Thread: Binomial Question or Counting Techniques?

Hi,

I have a basic probability question that I just cannot understand..

Three of twenty tyres in a store are defective. Four tyres are randomly selected for inspection. What is the probability that at least one defective tyre will be included?

I can think of two solutions but don't understand why they are different / give different answers:

1) There are 20C4 ways of choosing 4 tyres from 20. There are 17C4 ways of choosing 4 non-defective tyres.
Hence P(at least 1 defective tyre) = 1 - P(four non-defective tyres)
= 1 - 17C4 / 20C4
= 0.5087..

2) P(at least 1 defective tyre) = 1 - 4C0 * (3/20)^0*(17/20)^4
=1-(17/20)^4
=0.47799...

My intuition tells me the first method is correct, using counting techniques.

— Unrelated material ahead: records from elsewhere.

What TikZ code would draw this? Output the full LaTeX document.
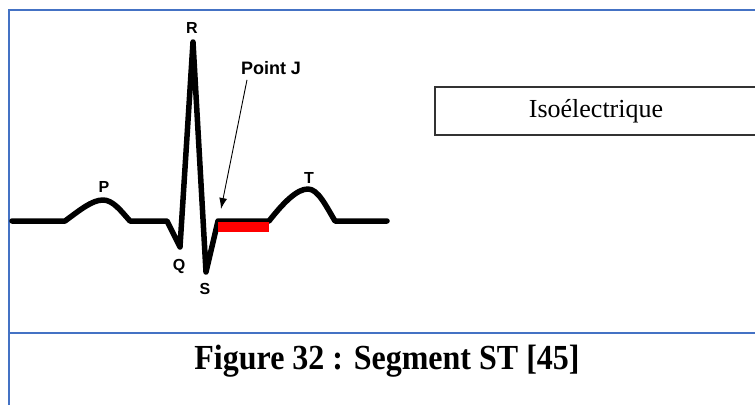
\documentclass[tikz,border=0pt]{standalone}
\usepackage{fontspec}
\setmainfont{Liberation Serif}
\setsansfont{Liberation Sans}
\usetikzlibrary{positioning, arrows.meta}
\definecolor{frame}{HTML}{4472C4}
\definecolor{trace}{HTML}{000000}
\definecolor{stseg}{HTML}{FF0000}
\tikzset{
  wave/.style={trace, line width=5.5pt, line join=round, line cap=round},
  peaklbl/.style={font=\sffamily\bfseries\fontsize{16}{16}\selectfont, inner sep=0pt},
}

\begin{document}
\begin{tikzpicture}[x=1pt, y=-1pt]
  \useasboundingbox (0,0) rectangle (755,405);
  % Frame
  \draw[frame, line width=2pt] (9,405) -- (9,10) -- (756,10);
  \draw[frame, line width=2pt] (9,333) -- (756,333);

  % ECG trace
  \draw[wave] (12,221) -- (65,221)
    .. controls (80,210) and (92,200) .. (103,200)
    .. controls (113,200) and (121,211) .. (130,221)
    -- (167,221) -- (180,247) -- (193,42) -- (206,272) -- (218,221)
    coordinate (J) -- (269,221) coordinate (Tstart)
    .. controls (284,202) and (297,189) .. (308,189)
    .. controls (318,189) and (326,206) .. (335,221) -- (387,221);
  % ST segment
  \draw[stseg, line width=10pt] (J) ++(0,5.5) coordinate (stA) -- (stA -| Tstart);

  % Waves
  \node[peaklbl] (pR) at (192,28) {R};
  \node[peaklbl] (pP) at (104,187) {P};
  \node[peaklbl] (pQ) at (179,266) {Q};
  \node[peaklbl] (pS) at (205,289) {S};
  \node[peaklbl] (pT) at (309,178) {T};

  % Point J
  \node[font=\sffamily\bfseries\fontsize{18}{18}\selectfont, inner sep=1pt] (ptJ) at (271,68) {Point J};
  \coordinate (Jtip) at (221,209);
  \draw[-{Latex[length=11pt, width=8pt]}, line width=0.9pt] (ptJ.south -| 247,0) ++(0,4) -- (Jtip);

  % Label box
  \node[draw=black!80, line width=1.5pt, minimum width=322pt, minimum height=48pt,
        font=\fontsize{26}{26}\selectfont, inner sep=0pt] (iso) at (596,111) {Isoélectrique};

  % Caption
  \node[font=\bfseries\fontsize{32}{32}\selectfont, inner sep=0pt] (cap) at (387,361) {\scalebox{1}[1.1]{Figure 32 : Segment ST [45]}};
\end{tikzpicture}
\end{document}
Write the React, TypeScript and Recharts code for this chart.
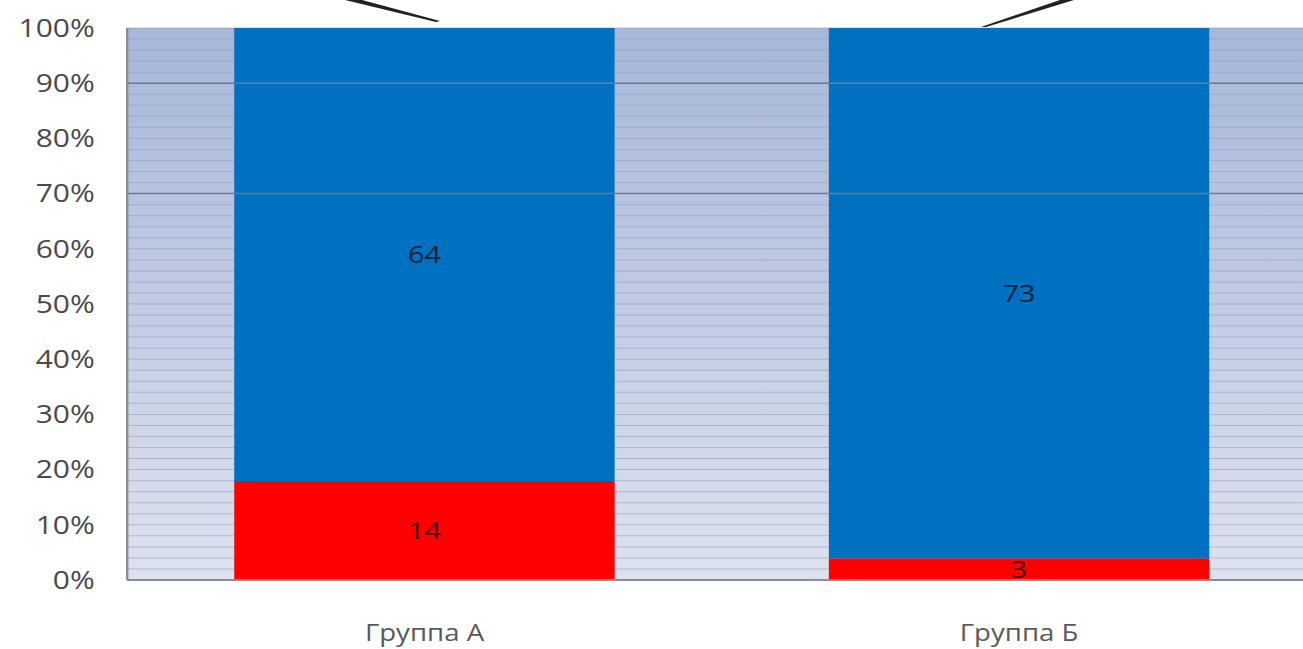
import React from 'react'
import { BarChart, Bar, XAxis, YAxis, CartesianGrid, LabelList, ReferenceLine } from 'recharts'

const categories = ['Группа А', 'Группа Б']
const redValues = [14, 3]
const blueValues = [64, 73]
const yTicks = [0, 0.1, 0.2, 0.3, 0.4, 0.5, 0.6, 0.7, 0.8, 0.9, 1]
const stripeTicks = Array.from({ length: 51 }, (_, i) => i / 50)
const majorLines = [0.9, 0.7]

const data = categories.map((name, i) => ({
  name,
  red: redValues[i],
  blue: blueValues[i],
}))

const FONT = '"Open Sans", "Noto Sans", sans-serif'
// the source picture is stretched sideways, so the whole chart is too
const SX = 1.2

export default function App() {
  return (
    <div style={{ position: 'fixed', left: 0, top: 0, width: 1303, height: 649, overflow: 'hidden', background: '#fff' }}>
      <div style={{ transform: `scaleX(${SX})`, transformOrigin: '0 0', width: 1316 / SX }}>
        <BarChart
          width={Math.round(1316 / SX)}
          height={649}
          data={data}
          stackOffset="expand"
          barCategoryGap="18%"
          margin={{ top: 28, right: 0, bottom: 0, left: 0 }}
        >
          <defs>
            <linearGradient id="plotBg" x1="0" y1="0" x2="0" y2="1">
              <stop offset="0%" stopColor="#a7b7da" />
              <stop offset="45%" stopColor="#bfc9e3" />
              <stop offset="100%" stopColor="#dde2ef" />
            </linearGradient>
          </defs>
          <CartesianGrid
            vertical={false}
            fill="url(#plotBg)"
            stroke="#97a0b6"
            strokeOpacity={0.6}
            horizontalCoordinatesGenerator={({ offset }: any) =>
              stripeTicks.map((t) => offset.top + offset.height * (1 - t))
            }
          />
          <XAxis
            dataKey="name"
            height={69}
            tickSize={0}
            tickMargin={45}
            axisLine={{ stroke: '#8c8c8c', strokeWidth: 2 }}
            tick={{ fill: '#5a5a5a', fontSize: 23, fontFamily: FONT }}
          />
          <YAxis
            type="number"
            domain={[0, 1]}
            ticks={yTicks}
            width={106}
            tickSize={0}
            tickMargin={27}
            interval={0}
            axisLine={{ stroke: '#8c8c8c', strokeWidth: 2 }}
            tickFormatter={(v) => `${Math.round(v * 100)}%`}
            tick={{ fill: '#4a4a4a', fontSize: 25, fontFamily: FONT }}
          />
          {majorLines.map((v) => (
            <ReferenceLine key={v} y={v} stroke="#6e7a94" strokeWidth={1.5} />
          ))}
          <Bar dataKey="red" stackId="a" fill="#ff0000" isAnimationActive={false}>
            <LabelList dataKey="red" position="center" fill="#4a0000" fontSize={24} fontFamily={FONT} />
          </Bar>
          <Bar dataKey="blue" stackId="a" fill="#0070c0" isAnimationActive={false}>
            <LabelList dataKey="blue" position="center" fill="#0b1f3a" fontSize={24} fontFamily={FONT} />
          </Bar>
        </BarChart>
      </div>
      <svg width={1303} height={40} style={{ position: 'absolute', left: 0, top: 0, pointerEvents: 'none' }}>
        <polygon points="345,0 362,0 440,21 436,22" fill="#222" />
        <polygon points="1060,0 1074,0 986,27 981,27" fill="#222" />
      </svg>
    </div>
  )
}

But how come the second method (binomial distribution) does not work? I know i have assumed that the rate of defect is 3/20, is this wrong?

Thanks everyone

The second method is wrong, because the probability is not the same as you pick tyres.

At first, the probability is 17/20, then 16/19, then 15/18, and last, 14/17.

You cannot use a binomial distribution since the events are dependent.

That said, the probability becomes the one in the first case.